­La luz asoma por la paleta de colores que compone la vidriera, un gran panel que esconde infinidad de horas de trabajo para dar con el volumen deseado, tras varias horneadas. Luce limpia, impoluta, perfecta ante el ojo humano para no tener que ser restaurada hasta dentro de un siglo si se trata bien.

José Luis lleva más de 20 años dedicados a este oficio, el arte de refinar la belleza del simple cristal al que llegó por pura casualidad. Ingresó en un curso de Formación Profesional y ha dedicado su vida a trabajar en un taller, impartir cursos sobre todo lo aprendido y desde hace seis años cuenta con su propio establecimiento: el taller José Luis Camacho.
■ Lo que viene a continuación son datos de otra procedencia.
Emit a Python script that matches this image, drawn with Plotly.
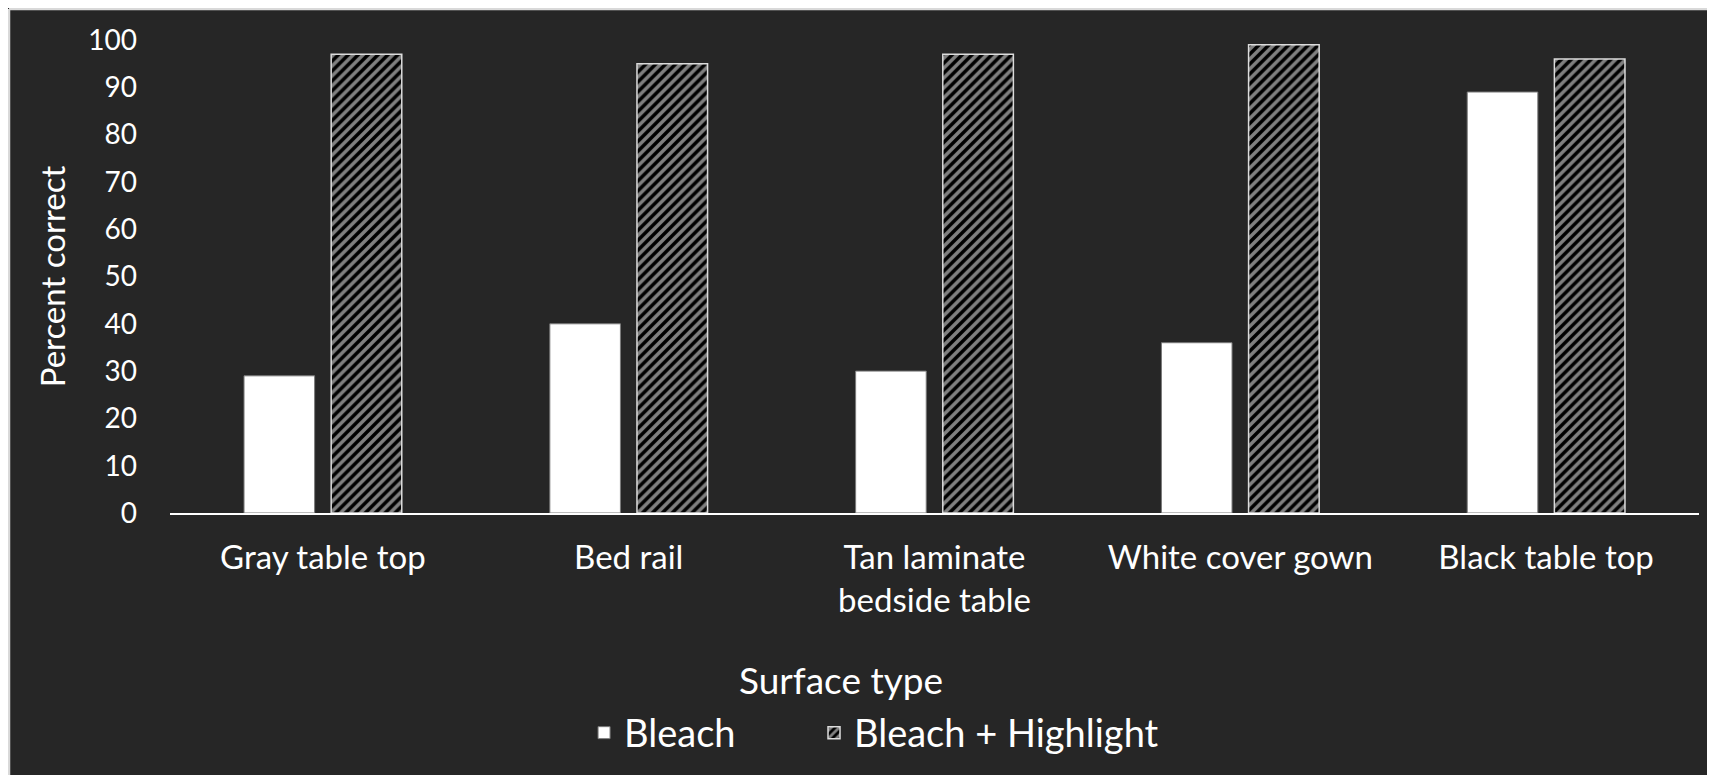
import plotly.graph_objects as go

surfaces = ["Gray table top", "Bed rail", "Tan laminate<br>bedside table",
            "White cover gown", "Black table top"]
bleach = [29, 40, 30, 36, 89]
bleach_highlight = [97, 95, 97, 99, 96]
y_ticks = [0, 10, 20, 30, 40, 50, 60, 70, 80, 90, 100]

BG = "#262626"
FONT = "Lato"

fig = go.Figure()
fig.add_trace(go.Bar(
    x=surfaces, y=bleach, name="Bleach", legend="legend",
    marker=dict(color="white", line=dict(color="#7a7a7a", width=1)),
))
fig.add_trace(go.Bar(
    x=surfaces, y=bleach_highlight, name="Bleach + Highlight", legend="legend2",
    marker=dict(
        color="black",
        pattern=dict(shape="/", fgcolor="white", bgcolor="black", size=7, solidity=0.5),
        line=dict(color="#dcdcdc", width=1.5),
    ),
))

legend_style = dict(orientation="h", xanchor="left", y=-0.465, yanchor="middle",
                    font=dict(size=38, color="white"), bgcolor="rgba(0,0,0,0)")

fig.update_layout(
    width=1715, height=775,
    paper_bgcolor=BG, plot_bgcolor=BG,
    font=dict(family=FONT, color="white", size=33),
    margin=dict(l=162, r=24, t=32, b=270),
    barmode="group", bargap=0.43, bargroupgap=0.19,
    showlegend=True,
    legend=dict(x=0.2708, **legend_style),
    legend2=dict(x=0.4212, **legend_style),
    annotations=[dict(text="Surface type", xref="paper", yref="paper", x=0.4386, y=-0.353,
                      showarrow=False, font=dict(size=37, color="white"),
                      xanchor="center", yanchor="middle")],
    shapes=[
        dict(type="line", xref="paper", yref="paper", x0=-0.1053, x1=1.2, y0=1.0655, y1=1.0655,
             line=dict(color="#d9d9d9", width=2.5)),
        dict(type="line", xref="paper", yref="paper", x0=-0.1053, x1=-0.1053, y0=-1.0, y1=1.0655,
             line=dict(color="#d9d9d9", width=2.5)),
    ],
)
fig.update_xaxes(showgrid=False, showline=True, linecolor="white", linewidth=2,
                 ticks="", tickfont=dict(size=33), ticklabelstandoff=14)
fig.update_yaxes(range=[0, 100], tickvals=y_ticks, showgrid=False, zeroline=False,
                 showline=False, ticks="", tickfont=dict(size=28), ticklabelstandoff=32,
                 title=dict(text="Percent correct", font=dict(size=33), standoff=12))

fig.write_html("out.html")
En plena calle Manrique se trabaja con masilla del siglo XII y las técnicas más tradicionales para continuar con el oficio tal y como se conoce. Salvo algunos avances que se han incorporado al taller como el horno eléctrico o el cortador, el proceso que realiza José Luis en sus trabajos junto con sus dos compañeros y empleados es el mismo que hace décadas.

Su sello está en iglesias de varios municipios y la capital o la vinoteca de Los Patios de Beatas. El norte de España es uno de sus territorios conquistados gracias a los trabajos que hace con la Sociedad Argitán -a la luz del día en euskera- que compone él junto con dos grandes del sector, Mikel Delika y Fernando Cortés. Entre alguno de sus trabajos destaca la sala de vidriera de Guernica de País Vasco. «Me queda por conocer Asturias», apunta.

Se decantó por montar su propio taller hace seis años, una actividad que combina con clases que él mismo imparte en las instalaciones dos tardes a la semana. Un negocio que trabaja un producto de lujo que abrió en plena crisis y en el cual no ha faltado el trabajo. Málaga, ciudad con cultura de vidriera cuenta con varios talleres esparcidos por la provincia, pero José Luis reconoce que desde que abrió el trabajo ha llamado a su puerta. «La iglesia es lo que más trabajo nos genera», explica.

Ahora andan inmersos en un proyecto de gran envergadura, la restauración de la gran vidriera del hotel Miramar. Un gran dadero de 17 metros cuadrados compuesto por hasta mil piezas que deben entregar en cuestión de dos meses. El buen mantenimiento de todo el panel facilita el trabajo, solo tendrán que elaborar y pintar doce piezas.

Enumerar cada una de las piezas, limpiarlas, rellenarlas con masilla y esperar a que sequen una semana, reforzarlas con barras de hierro galvanizado, trabajar las nuevas piezas...Un trabajo minucioso que requiere paciencia y buenhacer para obtener el resultado que el maestro espera al culminarlo. «El agradecimiento por parte de la gente es lo que más me llena», detalla.

Lo que más le gusta es pintar. Sentarse en la mesa de luz relajado y dejar que sus manos hagan el resto es una de sus tareas favoritas pero de todas saca algo positivo. La restauración conlleva un trabajo de investigación, conocer cómo fue elaborado, técnicas y otros factores que se hacen de forma previa antes de trabajar las piezas. «Además, hay que dejar abierta la restauración por si hubiera que deshacerla dentro de cien años para hacerla mejor», añade.

Sus jornadas se alargan a diez y doce horas al día para ajustarse a los tiempos, un trabajo elaborado a mano en todas sus facetas que para muchos alcanza un valor en el mercado similar a un artículo de lujo. El precio de salida de un metro cuadrado de vidriera es de 400 euros. A partir de ahí, no existe el límite. Diseños originales, horas de trabajo, volumen de lo pintado...Miles de matices que convierten este oficio en un verdadero arte.